HDFS Architecture

The Hadoop Distributed File System (HDFS) is a highly fault tolerant file system designed and optimized to be deployed on a distributed infrastructure established with a bunch commodity hardware. HDFS provides high throughput access to application data and is best suited for applications that have large data sets. Unlike existing distributed file systems HDFS have loosen up a few POSIX Standards to enable streaming access to file system data. HDFS was originally developed as an infrastructure for the Apache Nutch web search engine project.

Inside HDFS

hdfs-architecture.png

HDFS is based on Master-Slave Architecture. A typical HDFS cluster consists one NameNode and multiple DataNodes generally one per node in the cluster. The NameNode is the arbitrator and repository for all HDFS metadata. The system is designed in such a way that user data never flows through the NameNode.
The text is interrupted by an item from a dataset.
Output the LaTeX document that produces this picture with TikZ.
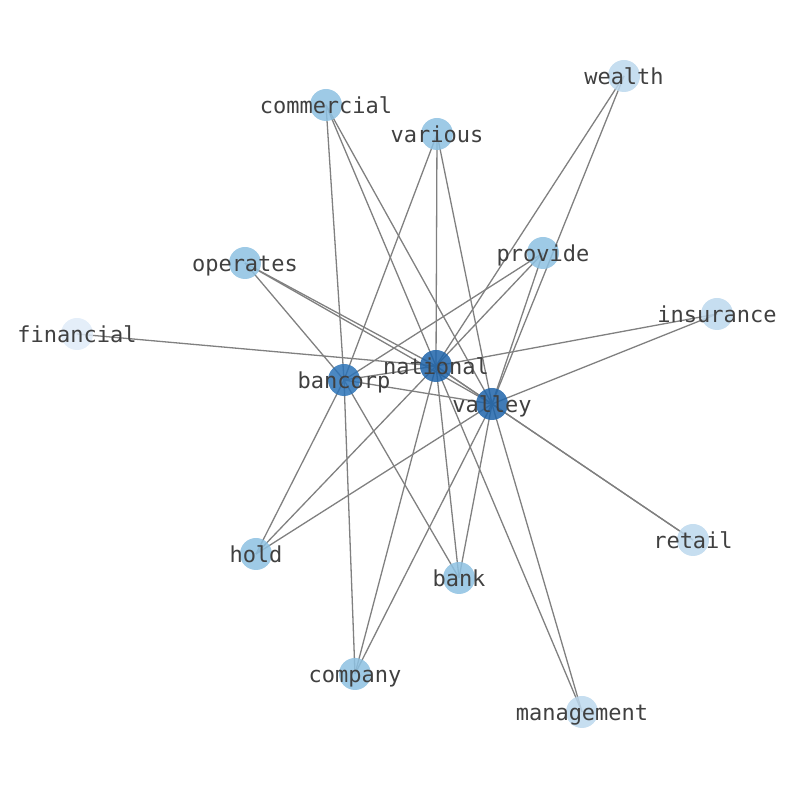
\documentclass[tikz,border=0pt]{standalone}
\usepackage{fontspec}
\newfontfamily\labelfont{DejaVu Sans Mono}
\usepackage{tikz}
\usetikzlibrary{backgrounds}
\definecolor{hubblue}{RGB}{30,100,170}
\definecolor{corpblue}{RGB}{44,115,183}
\definecolor{midblue}{RGB}{141,193,226}
\definecolor{paleblue}{RGB}{188,216,237}
\definecolor{faintblue}{RGB}{223,235,248}
\definecolor{edgegray}{RGB}{128,128,128}
\definecolor{labelgray}{RGB}{64,64,64}

\begin{document}
\begin{tikzpicture}[
			x=0.5pt, y=-0.5pt,
			dot/.style={
				circle,
				inner sep=0pt,
				minimum size=16pt,
				fill opacity=0.85
			},
			lbl/.style={
				text=labelgray,
				inner sep=0pt,
				text height=0.76em,
				text depth=0.24em,
				yshift=-1.5pt,
				font=\labelfont\fontsize{11}{11}\selectfont
			},
			edge/.style={draw=edgegray,line width=0.65pt}
			]
			
			\useasboundingbox (0,0) rectangle (794,790);
			
			% hubs
			\node[dot,fill=hubblue,label={[lbl]center:national}] (national) at (436,366) {};
			\node[dot,fill=corpblue,label={[lbl]center:bancorp}] (bancorp) at (344,380) {};
			\node[dot,fill=hubblue,label={[lbl]center:valley}] (valley) at (492,404) {};
			
			% outer words
			\node[dot,fill=paleblue,label={[lbl]center:wealth}] (wealth) at (624,76) {};
			\node[dot,fill=midblue,label={[lbl]center:commercial}] (commercial) at (326,105) {};
			\node[dot,fill=midblue,label={[lbl]center:various}] (various) at (437,134) {};
			\node[dot,fill=midblue,label={[lbl]center:provide}] (provide) at (543,253) {};
			\node[dot,fill=midblue,label={[lbl]center:operates}] (operates) at (245,263) {};
			\node[dot,fill=paleblue,label={[lbl]center:insurance}] (insurance) at (717,314) {};
			\node[dot,fill=faintblue,label={[lbl]center:financial}] (financial) at (77,334) {};
			\node[dot,fill=paleblue,label={[lbl]center:retail}] (retail) at (693,540) {};
			\node[dot,fill=midblue,label={[lbl]center:hold}] (hold) at (256,554) {};
			\node[dot,fill=midblue,label={[lbl]center:bank}] (bank) at (459,578) {};
			\node[dot,fill=midblue,label={[lbl]center:company}] (company) at (355,674) {};
			\node[dot,fill=paleblue,label={[lbl]center:management}] (management) at (582,712) {};
			
			\begin{scope}[on background layer]
				\draw[edge] (national.center) -- (valley.center);
				\draw[edge] (national.center) -- (bancorp.center);
				\draw[edge] (bancorp.center) -- (valley.center);
				
				\draw[edge] (wealth.center) -- (national.center);
				\draw[edge] (wealth.center) -- (valley.center);
				\draw[edge] (commercial.center) -- (bancorp.center);
				\draw[edge] (commercial.center) -- (national.center);
				\draw[edge] (commercial.center) -- (valley.center);
				\draw[edge] (various.center) -- (bancorp.center);
				\draw[edge] (various.center) -- (national.center);
				\draw[edge] (various.center) -- (valley.center);
				\draw[edge] (provide.center) -- (bancorp.center);
				\draw[edge] (provide.center) -- (national.center);
				\draw[edge] (provide.center) -- (valley.center);
				\draw[edge] (operates.center) -- (bancorp.center);
				\draw[edge] (operates.center) -- (national.center);
				\draw[edge] (operates.center) -- (valley.center);
				\draw[edge] (insurance.center) -- (national.center);
				\draw[edge] (insurance.center) -- (valley.center);
				\draw[edge] (financial.center) -- (national.center);
				\draw[edge] (retail.center) -- (national.center);
				\draw[edge] (retail.center) -- (valley.center);
				\draw[edge] (hold.center) -- (bancorp.center);
				\draw[edge] (hold.center) -- (national.center);
				\draw[edge] (hold.center) -- (valley.center);
				\draw[edge] (bank.center) -- (bancorp.center);
				\draw[edge] (bank.center) -- (national.center);
				\draw[edge] (bank.center) -- (valley.center);
				\draw[edge] (company.center) -- (bancorp.center);
				\draw[edge] (company.center) -- (national.center);
				\draw[edge] (company.center) -- (valley.center);
				\draw[edge] (management.center) -- (national.center);
				\draw[edge] (management.center) -- (valley.center);
			\end{scope}
			
		\end{tikzpicture}
\end{document}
NameNode acts as the master in Master-Slave Architectural pattern and manages the file system namespace and regulates access to files by client Applications. DataNode manages the user data stored on the node that they run on. A file is split into one or more blocks and set of blocks are stored in DataNodes. The NameNode executes file system namespace operations like opening, closing, and renaming files and directories. It also determines the mapping of blocks to DataNodes from the heartbeats and block reports sent by DataNodes. DataNodes executes read, write requests and performs block creation, block deletion, and block replication only when NameNode commands them to.

Deployment

NameNode and DataNode are software programs designed in java, so it can execute on any machine having java installed (typically Unix/Linux), it can be deployed on a wide range of machines. In real time scenarios NameNodes are deployed on a high end dedicated machines and all other machines in the cluster are commodity hardware running DataNode program. Each cluster consists of one NameNode and multiple DataNodes. There could be multiple NameNodes within a cluster in some special scenarios, In order to scale name services horizontally federation uses multiple independent NameNodes within a cluster these NameNodes does not require coordination between each other. The DataNodes are used as common storage among the NameNodes, and all the DataNodes are required to be registered with all the NameNodes and send periodic heartbeats and block reports to the NameNodes.